On the day of the protest, groups from around the state gathered at Springfield. Ruby Hurley, the Southeast region director of the NAACP, came up from Atlanta to participate.
Around 1 p.m., the people rallied, and they traveled in cars in the direction of the airport. The plan was to park on 291, where today the Krispy Kreme stands, and to march the mile-long route to the airport together.
A light rain fell that day, maybe some snow, Hall can't quite recall. He was worried, because there had been a rumor that some might try to cause trouble for the marchers, but it went off without incident.
Of this, Hall is certain, the organizers wanted to read their statement of purpose. When the marchers arrived, Hall recalled he and several other pastors went inside the airport terminal. He said the Rev. Matthew McCullough from Orangeburg read a five-point resolution.

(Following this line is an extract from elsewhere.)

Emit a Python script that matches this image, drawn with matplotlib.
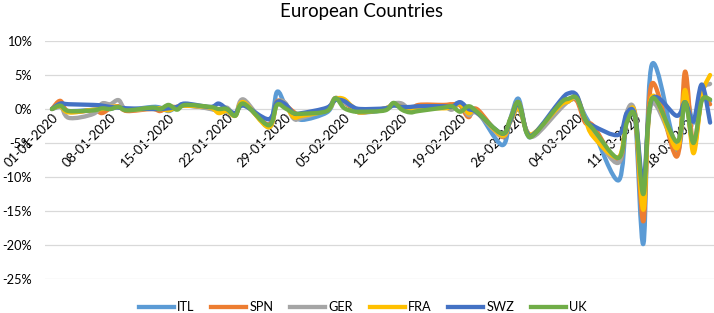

The fifth point read: "Be it resolved: that with faith in this nation and its God we shall not relent, we shall not rest, we shall not compromise, we shall not be satisfied until every vestige of racial discrimination and segregation has been eliminated from all aspects of our public life."
Then the Rev. I. DeQuincey Newman led a prayer, said Hall, and Hall read a statement of purpose.
"We wanted to make it absolutely clear we are marching not just for exercise nor just to be in the news," Hall said. "We are marching for a purpose and the purpose is the mistreatment and ill-treatment and the disrespect."
In the months that followed the march on the airport, Greenville changed. The youth movement gained momentum, thrusting figures like Dorris Wright, Leola Simpson-Robinson and Jesse Jackson to the fore.
There were attempts to integrate the library that spring, and in July, eight students staged a sit-in and were arrested.
The sit-ins began at the lunch counters at Woolworth's and Kress Drugstore, and then moved to the churches. Gibson remembers one pray-in at an all-white church.
"The question was asked by Leola, 'How do you know that God has not sent us to this church this morning?'" she recalled. "And the deacon was so shocked they let them in."
Sixty-six years have passed since Jackie Robinson broke the color barrier, 54 years have passed since he spoke in Greenville, yet his legacy remains.
Would Greenville have pushed forward without Robinson? Absolutely, said Hall, "there was a movement forming all around the South."
What astounds Hall still to this day, though, is "South Carolina was the first to secede from the union, and yet when we start talking about civil rights and the integration movement, South Carolina was the first, with demonstrations in Greenville."